Le recyclage des mâchefers en question

Alors qu’une nouvelle réglementation sur les mâchefers d’incinération d’ordures ménagères doit être bientôt adoptée, France Nature Environnement et le Centre national d’information indépendante sur les déchets s’alarment du manque de responsabilité de l’Etat sur cette question. Rappelant la toxicité de ces résidus issus de l’incinération, FNE et la Cniid demandent un encadrement plus strict de leur utilisation.

L’incinération des ordures ménagères engendre des résidus d’épuration des fumées, « hautement toxiques » selon FNE, ainsi que des cendres lourdes. Ces cendres représenteraient environ 25% du tonnage traité et concentreraient une bonne part des polluants présents dans les déchets incinérés. Potentiellement dangereux notamment lorsqu’ils rentrent en contact avec l’eau, ces mâchefers sont notamment utilisés dans les travaux publics comme remblai de tranchée et pour la réalisation des sous-couches routières.

Une circulaire du 9 mai1994 réglemente la filière des mâchefers, leurs différentes catégories et leurs possibles recyclages, « sur la base de tests de dangerosité très insuffisants » note FNE. Elle permet aux acteurs de cette filière de « valoriser » la plupart des résidus d’épuration des fumées et des cendres lourdes issus de l’incinération des ordures ménagères.

2 millions de tonnes de mâchefers dans la nature

Plus de deux millions de tonnes de résidus pollués se retrouveraient ainsi recyclés en sous-couches routières, « dispersés dans la nature, sans suivi, ni souci des impacts qu’ils peuvent avoir sur le milieu naturel » s’inquiètent FNE et la Cniid. « Etant trop polluants, ils ne seraient pas acceptés en décharge pour déchets inertes. Comment est-il possible alors de les laisser se répandre dans l’environnement ? » questionnent les deux associations.
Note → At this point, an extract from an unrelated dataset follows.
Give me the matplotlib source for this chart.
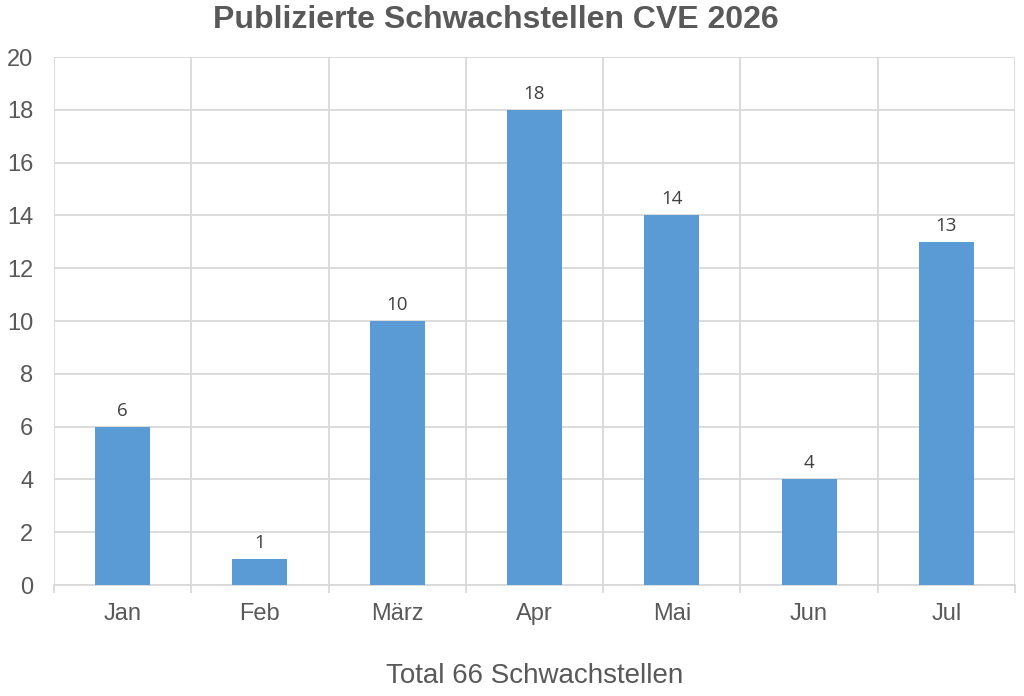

Pour France Nature Environnement, l’Etat se montre complaisant à l’égard d’ « une filière peu vertueuse, mais puissante ». La dispersion de déchets toxiques dans l’environnement est « un scandale qui n’a que trop duré » estiment FNE et la Cniid. Une récente affaire de remblaiement délictueux de carrière en Haute-Savoie, avec des mâchefers dits « valorisables », avait révèlé des teneurs en dioxines dans les eaux souterraines 226 fois supérieures au seuil de potabilité rappelle FNE.
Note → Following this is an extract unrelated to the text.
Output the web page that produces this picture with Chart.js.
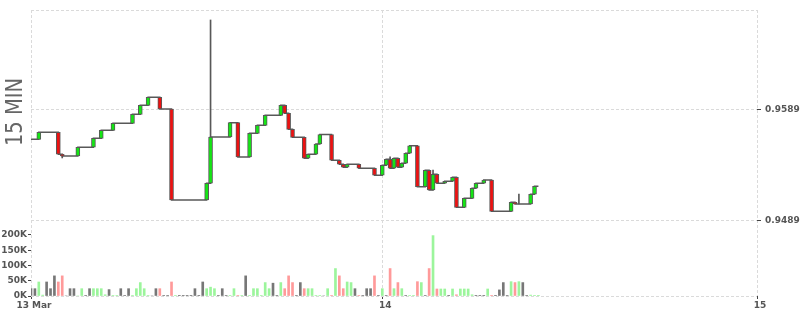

Trois textes seraient actuellement en cours de finalisation. Il s’agit tout d’abord d’une réglementation relative aux critères d’identification des mâchefers « non valorisables » que la loi rectificative de finances de décembre 2010 exonère de TGAP (taxe générale sur les activités polluantes), ensuite d’une réglementation au titre des installations classées et enfin d’un guide technique à destination des professionnels des travaux publics.

Une évaluation fiable de la toxicité

Si FNE se réjouit que l’utilisation des mâchefers en technique routière s’apprête à être prochainement plus encadrée, le collectif écologiste considère que malheureusement, les textes annoncés ne sont « pas à la hauteur des enjeux ». FNE et le Cniid demandent notamment une évaluation « fiable » de la toxicité des mâchefers

« Nous craignons que la nouvelle réglementation ait pour principal souci de garantir la position hégémonique de l’incinération au détriment des exigences de protection du milieu naturel et de la santé publique » affirme Pénélope Vincent-Sweet, pilote du réseau déchets de FNE.